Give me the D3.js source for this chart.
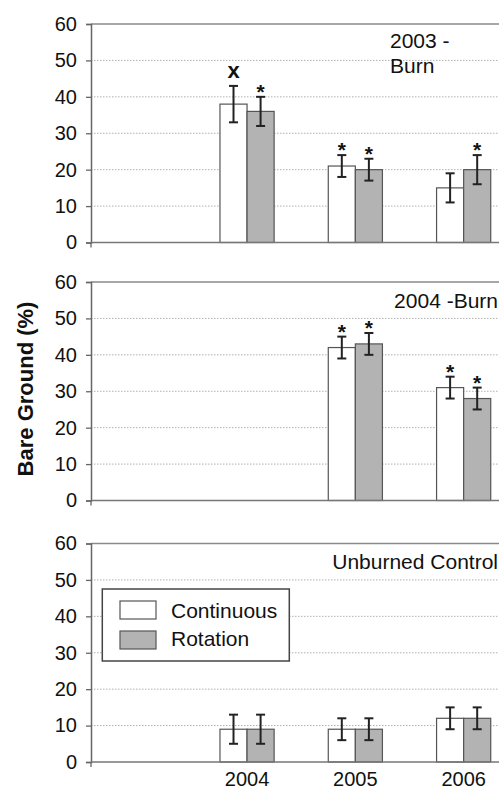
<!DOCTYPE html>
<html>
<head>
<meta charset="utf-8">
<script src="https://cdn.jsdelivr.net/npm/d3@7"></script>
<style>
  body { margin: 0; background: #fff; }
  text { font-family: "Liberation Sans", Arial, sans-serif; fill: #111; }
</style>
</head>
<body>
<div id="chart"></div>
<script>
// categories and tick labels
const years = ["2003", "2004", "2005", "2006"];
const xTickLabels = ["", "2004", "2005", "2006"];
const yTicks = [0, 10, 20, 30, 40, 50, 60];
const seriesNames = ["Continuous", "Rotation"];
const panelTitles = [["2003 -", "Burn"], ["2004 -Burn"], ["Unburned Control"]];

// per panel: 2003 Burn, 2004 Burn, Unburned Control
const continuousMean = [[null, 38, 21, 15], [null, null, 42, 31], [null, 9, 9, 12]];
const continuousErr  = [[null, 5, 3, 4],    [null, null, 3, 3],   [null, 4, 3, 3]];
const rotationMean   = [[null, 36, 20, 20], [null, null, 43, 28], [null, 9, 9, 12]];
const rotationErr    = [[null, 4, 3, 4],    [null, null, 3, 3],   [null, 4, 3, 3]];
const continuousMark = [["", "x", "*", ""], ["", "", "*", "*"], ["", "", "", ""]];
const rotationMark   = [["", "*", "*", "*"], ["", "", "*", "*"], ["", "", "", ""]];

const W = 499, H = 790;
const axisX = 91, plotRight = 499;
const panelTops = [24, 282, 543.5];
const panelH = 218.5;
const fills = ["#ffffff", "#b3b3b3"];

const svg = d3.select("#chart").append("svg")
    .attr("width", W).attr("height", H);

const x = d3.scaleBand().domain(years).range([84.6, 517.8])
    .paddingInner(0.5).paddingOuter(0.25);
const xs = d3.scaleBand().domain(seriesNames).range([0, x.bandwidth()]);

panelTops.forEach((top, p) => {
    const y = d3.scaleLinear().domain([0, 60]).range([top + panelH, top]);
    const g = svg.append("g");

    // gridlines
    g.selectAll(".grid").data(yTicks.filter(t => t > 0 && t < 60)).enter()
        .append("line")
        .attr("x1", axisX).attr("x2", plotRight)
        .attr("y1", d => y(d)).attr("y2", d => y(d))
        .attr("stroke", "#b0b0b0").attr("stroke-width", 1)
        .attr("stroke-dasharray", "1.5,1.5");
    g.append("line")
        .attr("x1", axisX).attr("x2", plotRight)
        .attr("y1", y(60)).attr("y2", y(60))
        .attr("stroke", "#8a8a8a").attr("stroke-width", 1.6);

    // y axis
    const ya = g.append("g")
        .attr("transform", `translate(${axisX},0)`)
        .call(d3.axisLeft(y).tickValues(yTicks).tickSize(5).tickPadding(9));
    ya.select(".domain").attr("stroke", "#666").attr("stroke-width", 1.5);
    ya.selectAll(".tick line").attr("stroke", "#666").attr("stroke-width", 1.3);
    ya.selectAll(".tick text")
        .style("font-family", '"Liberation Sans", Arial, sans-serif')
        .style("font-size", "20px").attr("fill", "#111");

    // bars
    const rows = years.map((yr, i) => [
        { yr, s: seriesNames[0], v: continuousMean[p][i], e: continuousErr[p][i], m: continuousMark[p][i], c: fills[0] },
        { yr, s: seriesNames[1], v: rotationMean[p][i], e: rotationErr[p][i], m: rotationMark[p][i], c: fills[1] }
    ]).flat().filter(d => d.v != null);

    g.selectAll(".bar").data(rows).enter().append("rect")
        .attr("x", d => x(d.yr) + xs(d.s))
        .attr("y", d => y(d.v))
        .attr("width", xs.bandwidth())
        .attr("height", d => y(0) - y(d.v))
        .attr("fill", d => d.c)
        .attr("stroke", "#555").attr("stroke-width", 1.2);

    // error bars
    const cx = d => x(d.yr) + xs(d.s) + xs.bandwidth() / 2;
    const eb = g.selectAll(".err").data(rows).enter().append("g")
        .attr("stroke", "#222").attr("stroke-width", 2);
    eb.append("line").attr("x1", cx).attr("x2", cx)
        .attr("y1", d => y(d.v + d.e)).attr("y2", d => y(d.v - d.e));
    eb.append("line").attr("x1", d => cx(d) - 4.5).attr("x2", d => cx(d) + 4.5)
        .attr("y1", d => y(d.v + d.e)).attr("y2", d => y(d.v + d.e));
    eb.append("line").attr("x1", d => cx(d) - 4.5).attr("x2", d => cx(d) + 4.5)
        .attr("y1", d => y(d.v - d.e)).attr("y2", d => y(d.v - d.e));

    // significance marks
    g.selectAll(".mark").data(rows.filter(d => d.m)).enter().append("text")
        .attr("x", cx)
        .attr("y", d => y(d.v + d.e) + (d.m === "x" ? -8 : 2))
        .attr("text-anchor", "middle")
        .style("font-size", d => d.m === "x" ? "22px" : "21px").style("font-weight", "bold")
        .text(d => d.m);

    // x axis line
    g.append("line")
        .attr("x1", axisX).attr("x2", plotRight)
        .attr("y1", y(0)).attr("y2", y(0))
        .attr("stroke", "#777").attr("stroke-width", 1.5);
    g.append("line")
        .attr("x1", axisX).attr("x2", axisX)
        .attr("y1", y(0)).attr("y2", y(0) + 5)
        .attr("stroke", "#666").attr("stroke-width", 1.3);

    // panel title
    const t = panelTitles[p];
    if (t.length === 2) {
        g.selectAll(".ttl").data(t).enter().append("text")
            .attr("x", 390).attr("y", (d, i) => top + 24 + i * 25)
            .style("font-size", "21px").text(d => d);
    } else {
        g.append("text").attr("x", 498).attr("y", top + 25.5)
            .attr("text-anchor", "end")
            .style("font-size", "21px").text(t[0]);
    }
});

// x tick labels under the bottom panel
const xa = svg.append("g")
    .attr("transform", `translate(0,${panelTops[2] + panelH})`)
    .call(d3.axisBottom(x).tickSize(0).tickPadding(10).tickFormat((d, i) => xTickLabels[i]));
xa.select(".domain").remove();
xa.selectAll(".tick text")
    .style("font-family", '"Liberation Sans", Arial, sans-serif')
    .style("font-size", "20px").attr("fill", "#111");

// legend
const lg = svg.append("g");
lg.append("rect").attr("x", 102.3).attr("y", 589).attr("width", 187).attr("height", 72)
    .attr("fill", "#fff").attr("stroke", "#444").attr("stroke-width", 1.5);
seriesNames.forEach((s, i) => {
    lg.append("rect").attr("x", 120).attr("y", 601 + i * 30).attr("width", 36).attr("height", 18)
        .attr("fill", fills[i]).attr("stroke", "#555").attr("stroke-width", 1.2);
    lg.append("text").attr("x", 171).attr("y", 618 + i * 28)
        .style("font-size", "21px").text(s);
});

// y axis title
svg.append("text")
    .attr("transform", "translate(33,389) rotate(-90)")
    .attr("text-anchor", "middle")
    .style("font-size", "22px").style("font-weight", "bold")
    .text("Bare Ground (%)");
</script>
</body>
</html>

────────────────────

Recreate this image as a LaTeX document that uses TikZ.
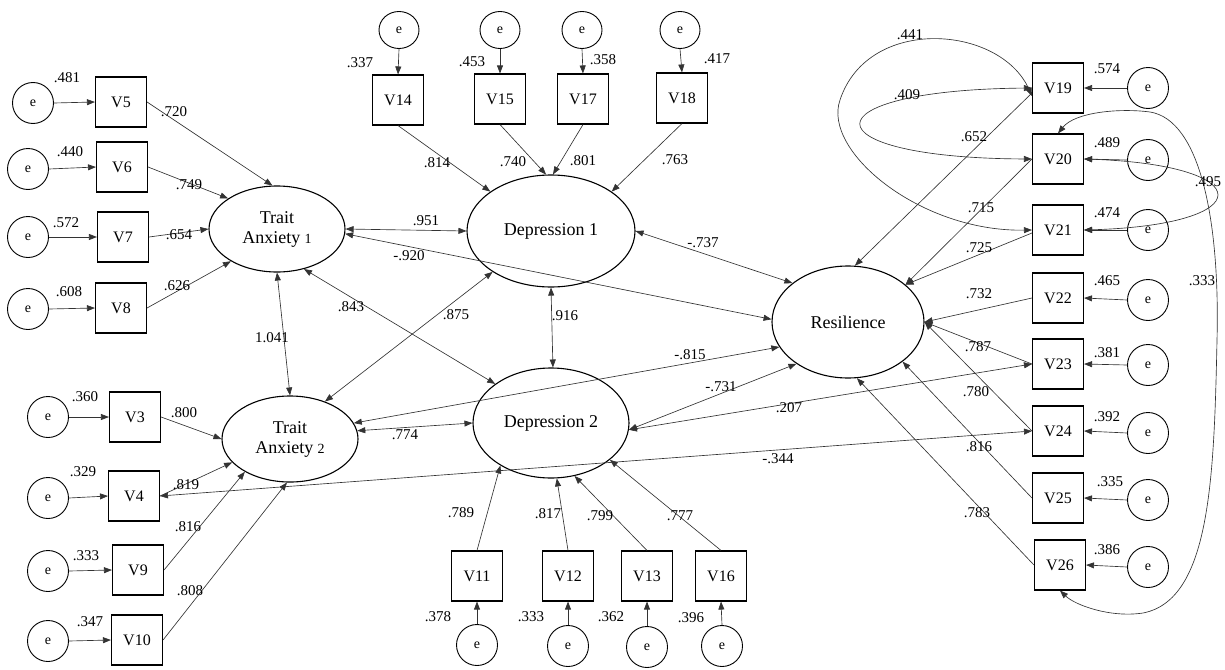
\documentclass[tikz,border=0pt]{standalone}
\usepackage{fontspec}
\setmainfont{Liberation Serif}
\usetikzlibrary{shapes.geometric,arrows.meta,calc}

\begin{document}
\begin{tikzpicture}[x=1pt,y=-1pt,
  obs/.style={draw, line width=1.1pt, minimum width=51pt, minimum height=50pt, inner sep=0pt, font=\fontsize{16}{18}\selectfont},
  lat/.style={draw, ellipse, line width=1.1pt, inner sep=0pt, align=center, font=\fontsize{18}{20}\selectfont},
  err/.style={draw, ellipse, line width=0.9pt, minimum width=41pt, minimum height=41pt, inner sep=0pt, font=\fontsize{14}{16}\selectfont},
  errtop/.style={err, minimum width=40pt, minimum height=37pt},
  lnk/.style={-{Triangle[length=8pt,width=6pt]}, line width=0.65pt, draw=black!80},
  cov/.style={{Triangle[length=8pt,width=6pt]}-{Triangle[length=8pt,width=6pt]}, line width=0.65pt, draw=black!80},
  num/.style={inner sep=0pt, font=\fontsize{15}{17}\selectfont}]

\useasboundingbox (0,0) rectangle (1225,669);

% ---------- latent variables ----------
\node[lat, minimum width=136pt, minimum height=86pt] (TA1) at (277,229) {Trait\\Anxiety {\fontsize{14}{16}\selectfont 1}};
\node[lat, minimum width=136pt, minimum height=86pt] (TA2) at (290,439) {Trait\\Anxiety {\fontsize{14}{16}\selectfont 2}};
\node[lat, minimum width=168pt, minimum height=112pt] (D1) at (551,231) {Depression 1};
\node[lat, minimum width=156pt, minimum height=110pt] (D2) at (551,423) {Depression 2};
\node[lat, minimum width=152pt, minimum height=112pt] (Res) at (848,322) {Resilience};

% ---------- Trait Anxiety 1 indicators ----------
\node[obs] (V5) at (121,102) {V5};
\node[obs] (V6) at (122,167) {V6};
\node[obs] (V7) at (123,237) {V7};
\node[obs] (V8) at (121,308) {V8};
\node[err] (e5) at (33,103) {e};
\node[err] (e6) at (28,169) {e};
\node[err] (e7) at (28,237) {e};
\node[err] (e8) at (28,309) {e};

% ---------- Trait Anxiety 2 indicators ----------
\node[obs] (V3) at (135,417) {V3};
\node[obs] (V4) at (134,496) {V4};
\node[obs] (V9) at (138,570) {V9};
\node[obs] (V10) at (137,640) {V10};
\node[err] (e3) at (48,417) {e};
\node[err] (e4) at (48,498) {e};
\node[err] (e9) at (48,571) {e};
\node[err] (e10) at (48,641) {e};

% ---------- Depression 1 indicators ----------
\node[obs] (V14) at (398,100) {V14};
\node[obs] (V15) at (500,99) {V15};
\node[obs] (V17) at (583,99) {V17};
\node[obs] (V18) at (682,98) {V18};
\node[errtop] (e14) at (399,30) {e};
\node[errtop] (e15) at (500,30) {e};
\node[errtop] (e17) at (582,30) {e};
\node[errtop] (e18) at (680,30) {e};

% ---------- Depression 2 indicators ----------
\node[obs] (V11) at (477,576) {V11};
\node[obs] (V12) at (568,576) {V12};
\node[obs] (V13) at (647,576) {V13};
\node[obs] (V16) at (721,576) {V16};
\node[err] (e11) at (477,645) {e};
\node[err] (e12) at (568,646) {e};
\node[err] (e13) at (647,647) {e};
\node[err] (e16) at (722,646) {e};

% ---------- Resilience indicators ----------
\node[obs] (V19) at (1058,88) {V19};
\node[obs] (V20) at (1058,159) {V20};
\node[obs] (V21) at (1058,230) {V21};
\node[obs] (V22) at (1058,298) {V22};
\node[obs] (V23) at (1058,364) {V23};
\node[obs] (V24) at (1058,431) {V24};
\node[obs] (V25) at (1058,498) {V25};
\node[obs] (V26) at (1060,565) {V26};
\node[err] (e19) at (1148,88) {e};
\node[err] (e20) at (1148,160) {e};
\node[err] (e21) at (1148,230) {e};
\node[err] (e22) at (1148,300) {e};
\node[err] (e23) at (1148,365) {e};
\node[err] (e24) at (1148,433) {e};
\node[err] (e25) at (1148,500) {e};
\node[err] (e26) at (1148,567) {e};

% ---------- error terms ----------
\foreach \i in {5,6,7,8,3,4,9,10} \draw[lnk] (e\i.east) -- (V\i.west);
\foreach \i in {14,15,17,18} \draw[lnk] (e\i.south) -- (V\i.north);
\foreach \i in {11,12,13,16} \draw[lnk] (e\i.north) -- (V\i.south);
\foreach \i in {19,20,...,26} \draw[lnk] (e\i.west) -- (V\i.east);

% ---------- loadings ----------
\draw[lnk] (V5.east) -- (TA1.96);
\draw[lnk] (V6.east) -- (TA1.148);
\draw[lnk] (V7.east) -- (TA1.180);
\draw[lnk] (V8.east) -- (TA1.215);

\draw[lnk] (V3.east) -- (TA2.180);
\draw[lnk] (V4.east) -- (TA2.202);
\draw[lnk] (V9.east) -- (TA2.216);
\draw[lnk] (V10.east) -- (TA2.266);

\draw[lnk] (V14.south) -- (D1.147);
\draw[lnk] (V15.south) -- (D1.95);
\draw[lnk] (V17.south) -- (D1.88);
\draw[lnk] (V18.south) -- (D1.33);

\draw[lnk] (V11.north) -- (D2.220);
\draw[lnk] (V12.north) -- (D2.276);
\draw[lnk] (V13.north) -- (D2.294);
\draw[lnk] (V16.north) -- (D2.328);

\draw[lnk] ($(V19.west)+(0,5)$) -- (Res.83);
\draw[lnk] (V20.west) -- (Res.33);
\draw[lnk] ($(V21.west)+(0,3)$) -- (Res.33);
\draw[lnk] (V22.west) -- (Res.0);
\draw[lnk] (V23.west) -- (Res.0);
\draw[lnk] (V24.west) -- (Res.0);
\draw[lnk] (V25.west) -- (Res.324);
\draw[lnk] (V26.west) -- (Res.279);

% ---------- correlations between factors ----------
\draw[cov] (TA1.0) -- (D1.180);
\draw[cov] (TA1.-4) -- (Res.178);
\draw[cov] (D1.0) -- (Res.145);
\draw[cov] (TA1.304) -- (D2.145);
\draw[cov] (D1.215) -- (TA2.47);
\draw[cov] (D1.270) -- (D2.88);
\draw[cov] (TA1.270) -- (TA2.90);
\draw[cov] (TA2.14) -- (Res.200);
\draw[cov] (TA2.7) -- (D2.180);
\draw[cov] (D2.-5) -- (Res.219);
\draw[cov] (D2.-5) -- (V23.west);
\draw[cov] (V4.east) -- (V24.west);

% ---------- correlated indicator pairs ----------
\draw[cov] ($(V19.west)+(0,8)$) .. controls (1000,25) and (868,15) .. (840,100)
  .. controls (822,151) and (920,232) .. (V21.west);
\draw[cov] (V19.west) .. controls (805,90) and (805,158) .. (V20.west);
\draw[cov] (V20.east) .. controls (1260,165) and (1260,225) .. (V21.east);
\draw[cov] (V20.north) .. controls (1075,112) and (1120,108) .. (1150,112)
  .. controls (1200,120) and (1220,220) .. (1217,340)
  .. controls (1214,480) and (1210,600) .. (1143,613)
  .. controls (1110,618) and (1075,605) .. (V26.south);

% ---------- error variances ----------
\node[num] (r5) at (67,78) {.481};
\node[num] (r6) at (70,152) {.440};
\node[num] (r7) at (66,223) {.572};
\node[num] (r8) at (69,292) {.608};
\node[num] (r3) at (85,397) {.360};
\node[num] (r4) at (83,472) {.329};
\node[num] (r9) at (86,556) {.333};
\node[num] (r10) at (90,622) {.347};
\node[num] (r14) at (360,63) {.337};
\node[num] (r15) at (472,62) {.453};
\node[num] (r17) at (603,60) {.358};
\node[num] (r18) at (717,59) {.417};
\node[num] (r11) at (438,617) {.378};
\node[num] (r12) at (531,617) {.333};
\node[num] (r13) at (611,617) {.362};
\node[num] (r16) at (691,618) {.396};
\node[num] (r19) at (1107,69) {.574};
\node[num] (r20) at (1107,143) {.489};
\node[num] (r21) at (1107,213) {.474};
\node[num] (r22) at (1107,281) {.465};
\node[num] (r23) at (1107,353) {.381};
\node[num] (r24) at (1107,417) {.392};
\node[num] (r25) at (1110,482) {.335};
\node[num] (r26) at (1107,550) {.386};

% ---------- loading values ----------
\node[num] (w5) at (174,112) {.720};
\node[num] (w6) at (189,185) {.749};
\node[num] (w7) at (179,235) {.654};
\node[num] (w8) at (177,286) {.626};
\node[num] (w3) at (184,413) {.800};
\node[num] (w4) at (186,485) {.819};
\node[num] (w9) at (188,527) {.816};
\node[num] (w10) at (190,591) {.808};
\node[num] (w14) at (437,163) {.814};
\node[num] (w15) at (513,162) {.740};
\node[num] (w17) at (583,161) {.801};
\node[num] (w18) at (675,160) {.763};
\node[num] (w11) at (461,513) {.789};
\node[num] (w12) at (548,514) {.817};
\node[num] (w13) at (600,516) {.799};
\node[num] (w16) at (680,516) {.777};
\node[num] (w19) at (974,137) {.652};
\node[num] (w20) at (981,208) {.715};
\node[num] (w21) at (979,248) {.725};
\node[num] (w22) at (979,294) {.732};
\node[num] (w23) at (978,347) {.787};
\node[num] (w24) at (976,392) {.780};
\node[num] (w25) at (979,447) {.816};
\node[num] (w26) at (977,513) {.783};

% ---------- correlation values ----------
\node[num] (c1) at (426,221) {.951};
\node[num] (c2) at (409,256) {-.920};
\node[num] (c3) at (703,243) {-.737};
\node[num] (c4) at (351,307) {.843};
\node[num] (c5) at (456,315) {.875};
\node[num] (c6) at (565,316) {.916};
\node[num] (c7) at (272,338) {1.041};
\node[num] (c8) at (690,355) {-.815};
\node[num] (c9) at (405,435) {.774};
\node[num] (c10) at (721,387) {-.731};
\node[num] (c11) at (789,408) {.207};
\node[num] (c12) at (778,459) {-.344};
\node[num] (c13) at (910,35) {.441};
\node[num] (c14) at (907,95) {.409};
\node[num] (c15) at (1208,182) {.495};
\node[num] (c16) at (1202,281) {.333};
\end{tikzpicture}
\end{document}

────────────────────

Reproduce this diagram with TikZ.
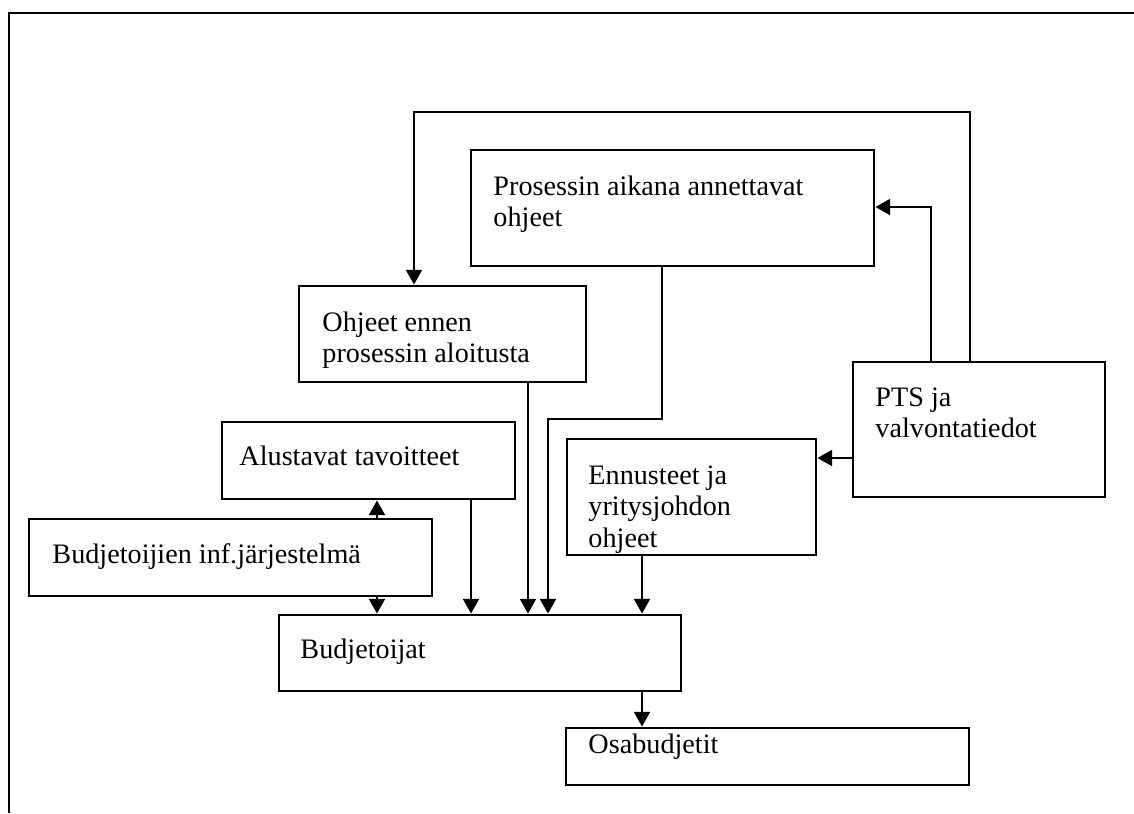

────────────────────

** Aim **
State, as a number only, how many lines in the entries include "this".

** Task response **
3